> _WRITTEN INSTRUCTION_: Take every line from the first down to the line with "SIZE = 16.3" and set it down exactly, without the pictures.
=-=-=
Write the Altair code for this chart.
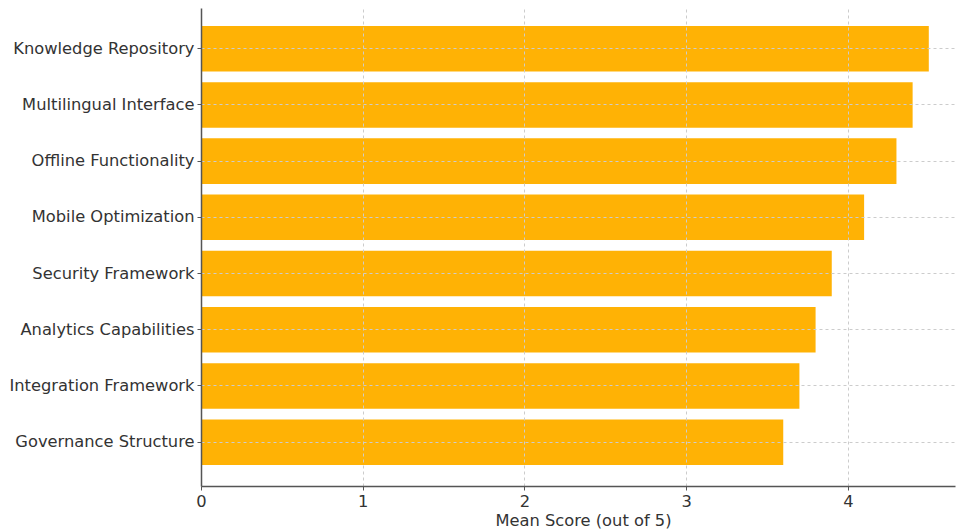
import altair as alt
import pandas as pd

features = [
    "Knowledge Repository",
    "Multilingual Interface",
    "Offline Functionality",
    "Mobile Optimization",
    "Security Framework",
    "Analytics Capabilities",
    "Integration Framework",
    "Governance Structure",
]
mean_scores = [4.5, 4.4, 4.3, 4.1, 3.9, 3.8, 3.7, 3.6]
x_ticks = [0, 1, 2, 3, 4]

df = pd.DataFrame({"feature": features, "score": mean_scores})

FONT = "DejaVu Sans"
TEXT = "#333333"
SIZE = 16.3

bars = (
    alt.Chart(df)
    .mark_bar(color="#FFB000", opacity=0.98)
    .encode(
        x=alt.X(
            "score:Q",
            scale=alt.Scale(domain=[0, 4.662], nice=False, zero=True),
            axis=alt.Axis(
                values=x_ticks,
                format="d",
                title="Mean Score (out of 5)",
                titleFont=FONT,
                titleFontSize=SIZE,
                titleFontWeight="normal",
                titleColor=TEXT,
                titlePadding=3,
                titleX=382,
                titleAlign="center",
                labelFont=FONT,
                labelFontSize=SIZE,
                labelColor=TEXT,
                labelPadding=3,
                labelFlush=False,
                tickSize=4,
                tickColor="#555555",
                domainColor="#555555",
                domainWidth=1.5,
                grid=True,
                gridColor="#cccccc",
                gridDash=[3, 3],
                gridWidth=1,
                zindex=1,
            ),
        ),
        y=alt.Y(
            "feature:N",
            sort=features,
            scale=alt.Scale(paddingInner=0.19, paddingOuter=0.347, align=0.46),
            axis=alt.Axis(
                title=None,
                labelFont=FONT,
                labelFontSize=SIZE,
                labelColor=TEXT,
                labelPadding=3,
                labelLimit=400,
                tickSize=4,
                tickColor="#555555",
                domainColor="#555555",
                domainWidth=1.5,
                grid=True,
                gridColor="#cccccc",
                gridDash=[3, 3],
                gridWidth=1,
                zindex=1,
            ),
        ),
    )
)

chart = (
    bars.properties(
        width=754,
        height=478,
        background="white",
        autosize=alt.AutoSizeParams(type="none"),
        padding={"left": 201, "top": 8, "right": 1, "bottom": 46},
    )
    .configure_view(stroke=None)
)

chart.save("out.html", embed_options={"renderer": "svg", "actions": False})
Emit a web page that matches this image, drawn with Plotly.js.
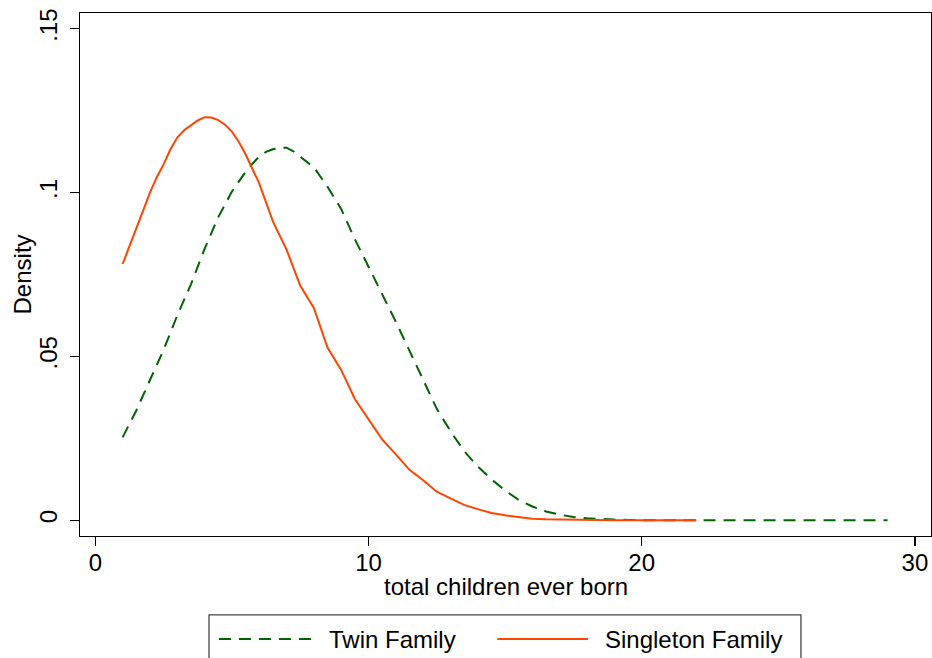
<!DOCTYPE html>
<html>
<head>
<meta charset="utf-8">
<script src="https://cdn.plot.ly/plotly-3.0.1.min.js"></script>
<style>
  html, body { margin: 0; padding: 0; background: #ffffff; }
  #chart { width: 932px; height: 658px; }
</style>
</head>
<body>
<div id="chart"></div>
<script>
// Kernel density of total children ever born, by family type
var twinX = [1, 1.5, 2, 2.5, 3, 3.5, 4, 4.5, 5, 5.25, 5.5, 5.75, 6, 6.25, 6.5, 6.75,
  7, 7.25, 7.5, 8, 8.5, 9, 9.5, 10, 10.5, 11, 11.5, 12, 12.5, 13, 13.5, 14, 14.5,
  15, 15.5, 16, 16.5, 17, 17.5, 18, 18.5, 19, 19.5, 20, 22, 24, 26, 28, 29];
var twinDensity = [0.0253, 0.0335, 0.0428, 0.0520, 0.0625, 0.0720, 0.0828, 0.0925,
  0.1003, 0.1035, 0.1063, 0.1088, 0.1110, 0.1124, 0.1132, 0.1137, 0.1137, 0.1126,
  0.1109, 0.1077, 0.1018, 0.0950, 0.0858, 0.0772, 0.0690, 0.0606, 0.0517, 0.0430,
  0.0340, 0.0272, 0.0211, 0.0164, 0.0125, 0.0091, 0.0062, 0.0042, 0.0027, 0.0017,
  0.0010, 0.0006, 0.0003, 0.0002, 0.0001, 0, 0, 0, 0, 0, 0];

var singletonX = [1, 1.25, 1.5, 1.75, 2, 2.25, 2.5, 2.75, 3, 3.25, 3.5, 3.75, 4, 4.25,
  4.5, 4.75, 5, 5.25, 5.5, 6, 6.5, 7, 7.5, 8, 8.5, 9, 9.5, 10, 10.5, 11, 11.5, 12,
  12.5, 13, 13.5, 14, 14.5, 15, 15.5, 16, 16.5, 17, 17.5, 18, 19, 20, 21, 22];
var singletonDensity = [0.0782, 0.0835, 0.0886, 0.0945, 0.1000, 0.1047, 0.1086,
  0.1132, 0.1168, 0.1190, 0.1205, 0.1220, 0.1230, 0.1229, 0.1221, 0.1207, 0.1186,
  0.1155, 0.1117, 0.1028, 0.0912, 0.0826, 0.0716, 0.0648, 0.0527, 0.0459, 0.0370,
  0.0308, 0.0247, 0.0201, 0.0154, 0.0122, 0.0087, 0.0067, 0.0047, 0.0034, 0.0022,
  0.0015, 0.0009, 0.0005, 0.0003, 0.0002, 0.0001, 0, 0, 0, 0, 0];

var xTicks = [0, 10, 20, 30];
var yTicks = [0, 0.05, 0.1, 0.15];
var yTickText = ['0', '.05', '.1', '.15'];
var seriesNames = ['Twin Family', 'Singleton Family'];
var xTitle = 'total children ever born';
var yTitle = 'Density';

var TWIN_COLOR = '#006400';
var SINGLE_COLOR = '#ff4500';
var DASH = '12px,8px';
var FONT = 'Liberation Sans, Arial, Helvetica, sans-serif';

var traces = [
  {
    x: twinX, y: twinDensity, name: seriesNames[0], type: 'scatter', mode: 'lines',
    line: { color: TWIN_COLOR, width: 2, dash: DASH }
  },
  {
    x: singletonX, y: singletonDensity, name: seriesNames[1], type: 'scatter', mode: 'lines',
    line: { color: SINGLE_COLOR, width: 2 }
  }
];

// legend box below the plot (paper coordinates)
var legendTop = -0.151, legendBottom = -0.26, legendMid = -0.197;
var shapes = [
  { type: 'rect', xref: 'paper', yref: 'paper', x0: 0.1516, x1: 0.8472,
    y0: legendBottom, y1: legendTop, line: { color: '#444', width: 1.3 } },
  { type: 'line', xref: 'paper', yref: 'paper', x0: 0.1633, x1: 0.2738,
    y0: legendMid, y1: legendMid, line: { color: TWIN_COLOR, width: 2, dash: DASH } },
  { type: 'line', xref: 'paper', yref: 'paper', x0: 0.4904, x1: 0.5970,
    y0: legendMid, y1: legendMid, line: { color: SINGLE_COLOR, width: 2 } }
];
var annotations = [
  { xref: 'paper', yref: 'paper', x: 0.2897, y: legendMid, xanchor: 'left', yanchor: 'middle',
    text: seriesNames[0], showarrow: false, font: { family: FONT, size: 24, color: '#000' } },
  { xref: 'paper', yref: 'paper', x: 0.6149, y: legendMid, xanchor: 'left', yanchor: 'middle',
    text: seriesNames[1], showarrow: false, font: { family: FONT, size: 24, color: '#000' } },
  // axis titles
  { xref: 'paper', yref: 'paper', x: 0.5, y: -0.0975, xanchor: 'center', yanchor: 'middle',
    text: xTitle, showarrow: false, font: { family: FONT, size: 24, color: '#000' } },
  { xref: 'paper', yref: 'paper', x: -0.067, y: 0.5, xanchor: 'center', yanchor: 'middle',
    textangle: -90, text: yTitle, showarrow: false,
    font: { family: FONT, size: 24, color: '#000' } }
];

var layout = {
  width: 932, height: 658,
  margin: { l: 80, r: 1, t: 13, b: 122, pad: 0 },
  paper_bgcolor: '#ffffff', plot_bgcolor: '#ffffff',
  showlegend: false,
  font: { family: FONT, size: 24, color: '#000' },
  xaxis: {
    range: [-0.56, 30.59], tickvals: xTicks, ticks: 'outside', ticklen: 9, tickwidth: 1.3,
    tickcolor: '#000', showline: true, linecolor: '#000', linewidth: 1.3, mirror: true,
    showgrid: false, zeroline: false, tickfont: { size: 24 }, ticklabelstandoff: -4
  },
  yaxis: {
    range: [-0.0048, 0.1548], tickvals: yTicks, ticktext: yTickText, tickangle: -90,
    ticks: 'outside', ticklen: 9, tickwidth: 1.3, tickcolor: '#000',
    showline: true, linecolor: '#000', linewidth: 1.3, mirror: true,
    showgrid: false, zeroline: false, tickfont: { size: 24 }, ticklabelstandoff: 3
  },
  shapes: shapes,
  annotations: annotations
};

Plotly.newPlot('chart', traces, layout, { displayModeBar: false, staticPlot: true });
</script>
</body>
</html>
=-=-=
> _SOLUTION_:
Write the Altair code for this chart.
import altair as alt
import pandas as pd

features = [
    "Knowledge Repository",
    "Multilingual Interface",
    "Offline Functionality",
    "Mobile Optimization",
    "Security Framework",
    "Analytics Capabilities",
    "Integration Framework",
    "Governance Structure",
]
mean_scores = [4.5, 4.4, 4.3, 4.1, 3.9, 3.8, 3.7, 3.6]
x_ticks = [0, 1, 2, 3, 4]

df = pd.DataFrame({"feature": features, "score": mean_scores})

FONT = "DejaVu Sans"
TEXT = "#333333"
SIZE = 16.3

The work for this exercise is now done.